▸ **Task directions**:
Go through the material and write it all out exactly, minus the pictures.
----------
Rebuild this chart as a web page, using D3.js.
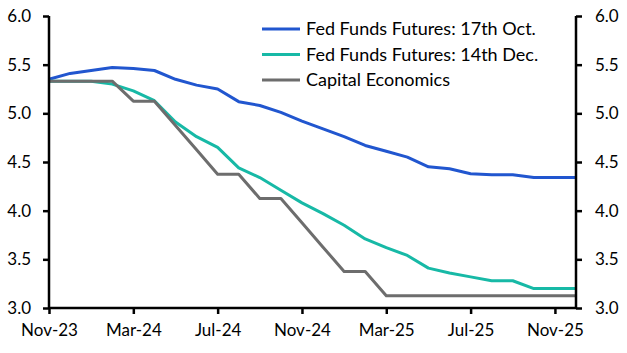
<!DOCTYPE html>
<html><head><meta charset="utf-8">
<script src="https://cdn.jsdelivr.net/npm/d3@7"></script>
<style>body{margin:0;background:#fff}svg{display:block}</style>
</head><body>
<script>
const months = ["Nov-23","Dec-23","Jan-24","Feb-24","Mar-24","Apr-24","May-24","Jun-24","Jul-24","Aug-24","Sep-24","Oct-24","Nov-24","Dec-24","Jan-25","Feb-25","Mar-25","Apr-25","May-25","Jun-25","Jul-25","Aug-25","Sep-25","Oct-25","Nov-25","Dec-25"];
const futOct = [5.35,5.41,5.44,5.47,5.46,5.44,5.35,5.29,5.25,5.12,5.08,5.01,4.92,4.84,4.76,4.67,4.61,4.55,4.45,4.43,4.38,4.37,4.37,4.34,4.34,4.34];
const futDec = [5.33,5.33,5.33,5.30,5.23,5.13,4.91,4.76,4.65,4.44,4.34,4.21,4.08,3.97,3.85,3.71,3.62,3.54,3.41,3.36,3.32,3.28,3.28,3.20,3.20,3.20];
const capEcon = [5.33,5.33,5.33,5.33,5.125,5.125,4.875,4.625,4.375,4.375,4.125,4.125,3.875,3.625,3.375,3.375,3.125,3.125,3.125,3.125,3.125,3.125,3.125,3.125,3.125,3.125];
const yTicks = [3.0,3.5,4.0,4.5,5.0,5.5,6.0];
const xTickLabels = ["Nov-23","Mar-24","Jul-24","Nov-24","Mar-25","Jul-25","Nov-25"];
const seriesNames = ["Fed Funds Futures: 17th Oct.","Fed Funds Futures: 14th Dec.","Capital Economics"];
const colors = ["#2156cf","#17b9a6","#6d6d6d"];

const W=627,H=353;
const svg=d3.select("body").append("svg").attr("width",W).attr("height",H);
const x=d3.scaleLinear().domain([0,months.length-1]).range([49,576]);
const y=d3.scaleLinear().domain([3,6]).range([308,16]);
const font="Lato, 'Open Sans', sans-serif";

const data=[futOct,futDec,capEcon];
const line=d3.line().x((d,i)=>x(i)).y(d=>y(d));
data.forEach((s,k)=>{
  svg.append("path").datum(s).attr("d",line).attr("fill","none")
    .attr("stroke",colors[k]).attr("stroke-width",3).attr("stroke-linejoin","round");
});

const tickFmt=d3.format(".1f");
const left=svg.append("g").attr("transform","translate(49,0)")
  .call(d3.axisLeft(y).tickValues(yTicks).tickFormat(tickFmt).tickSize(6).tickPadding(12));
const right=svg.append("g").attr("transform","translate(576,0)")
  .call(d3.axisRight(y).tickValues(yTicks).tickFormat(tickFmt).tickSize(6).tickPadding(13));
const xIdx=xTickLabels.map(l=>months.indexOf(l));
const bottom=svg.append("g").attr("transform","translate(0,308)")
  .call(d3.axisBottom(x).tickValues(xIdx).tickFormat(i=>months[i]).tickSize(6).tickPadding(10));
[left,right,bottom].forEach(g=>{
  g.select(".domain").attr("stroke","#000").attr("stroke-width",2.5);
  g.selectAll(".tick line").attr("stroke","#000").attr("stroke-width",2.5);
  g.selectAll(".tick text").attr("fill","#000").style("font-family",font).style("font-size","17px");
});
left.select(".domain").attr("d","M0,16V308");
right.select(".domain").attr("d","M0,16V308");
bottom.select(".domain").attr("d","M49,0H576");

const leg=svg.append("g");
seriesNames.forEach((n,k)=>{
  const ly=29+k*25.5;
  leg.append("line").attr("x1",262).attr("x2",300).attr("y1",ly).attr("y2",ly)
    .attr("stroke",colors[k]).attr("stroke-width",3);
  leg.append("text").attr("x",306).attr("y",ly+6).text(n)
    .style("font-family",font).style("font-size","18px").attr("fill","#000");
});
</script>
</body></html>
----------
▸ **Answer**:
Rebuild this chart as a web page, using D3.js.
<!DOCTYPE html>
<html><head><meta charset="utf-8">
<script src="https://cdn.jsdelivr.net/npm/d3@7"></script>
<style>body{margin:0;background:#fff}svg{display:block}</style>
</head><body>
<script>
const months = ["Nov-23","Dec-23","Jan-24","Feb-24","Mar-24","Apr-24","May-24","Jun-24","Jul-24","Aug-24","Sep-24","Oct-24","Nov-24","Dec-24","Jan-25","Feb-25","Mar-25","Apr-25","May-25","Jun-25","Jul-25","Aug-25","Sep-25","Oct-25","Nov-25","Dec-25"];
const futOct = [5.35,5.41,5.44,5.47,5.46,5.44,5.35,5.29,5.25,5.12,5.08,5.01,4.92,4.84,4.76,4.67,4.61,4.55,4.45,4.43,4.38,4.37,4.37,4.34,4.34,4.34];
const futDec = [5.33,5.33,5.33,5.30,5.23,5.13,4.91,4.76,4.65,4.44,4.34,4.21,4.08,3.97,3.85,3.71,3.62,3.54,3.41,3.36,3.32,3.28,3.28,3.20,3.20,3.20];
const capEcon = [5.33,5.33,5.33,5.33,5.125,5.125,4.875,4.625,4.375,4.375,4.125,4.125,3.875,3.625,3.375,3.375,3.125,3.125,3.125,3.125,3.125,3.125,3.125,3.125,3.125,3.125];
const yTicks = [3.0,3.5,4.0,4.5,5.0,5.5,6.0];
const xTickLabels = ["Nov-23","Mar-24","Jul-24","Nov-24","Mar-25","Jul-25","Nov-25"];
const seriesNames = ["Fed Funds Futures: 17th Oct.","Fed Funds Futures: 14th Dec.","Capital Economics"];
const colors = ["#2156cf","#17b9a6","#6d6d6d"];

const W=627,H=353;
const svg=d3.select("body").append("svg").attr("width",W).attr("height",H);
const x=d3.scaleLinear().domain([0,months.length-1]).range([49,576]);
const y=d3.scaleLinear().domain([3,6]).range([308,16]);
const font="Lato, 'Open Sans', sans-serif";

const data=[futOct,futDec,capEcon];
const line=d3.line().x((d,i)=>x(i)).y(d=>y(d));
data.forEach((s,k)=>{
  svg.append("path").datum(s).attr("d",line).attr("fill","none")
    .attr("stroke",colors[k]).attr("stroke-width",3).attr("stroke-linejoin","round");
});

const tickFmt=d3.format(".1f");
const left=svg.append("g").attr("transform","translate(49,0)")
  .call(d3.axisLeft(y).tickValues(yTicks).tickFormat(tickFmt).tickSize(6).tickPadding(12));
const right=svg.append("g").attr("transform","translate(576,0)")
  .call(d3.axisRight(y).tickValues(yTicks).tickFormat(tickFmt).tickSize(6).tickPadding(13));
const xIdx=xTickLabels.map(l=>months.indexOf(l));
const bottom=svg.append("g").attr("transform","translate(0,308)")
  .call(d3.axisBottom(x).tickValues(xIdx).tickFormat(i=>months[i]).tickSize(6).tickPadding(10));
[left,right,bottom].forEach(g=>{
  g.select(".domain").attr("stroke","#000").attr("stroke-width",2.5);
  g.selectAll(".tick line").attr("stroke","#000").attr("stroke-width",2.5);
  g.selectAll(".tick text").attr("fill","#000").style("font-family",font).style("font-size","17px");
});
left.select(".domain").attr("d","M0,16V308");
right.select(".domain").attr("d","M0,16V308");
bottom.select(".domain").attr("d","M49,0H576");

const leg=svg.append("g");
seriesNames.forEach((n,k)=>{
  const ly=29+k*25.5;
  leg.append("line").attr("x1",262).attr("x2",300).attr("y1",ly).attr("y2",ly)
    .attr("stroke",colors[k]).attr("stroke-width",3);
  leg.append("text").attr("x",306).attr("y",ly+6).text(n)
    .style("font-family",font).style("font-size","18px").attr("fill","#000");
});
</script>
</body></html>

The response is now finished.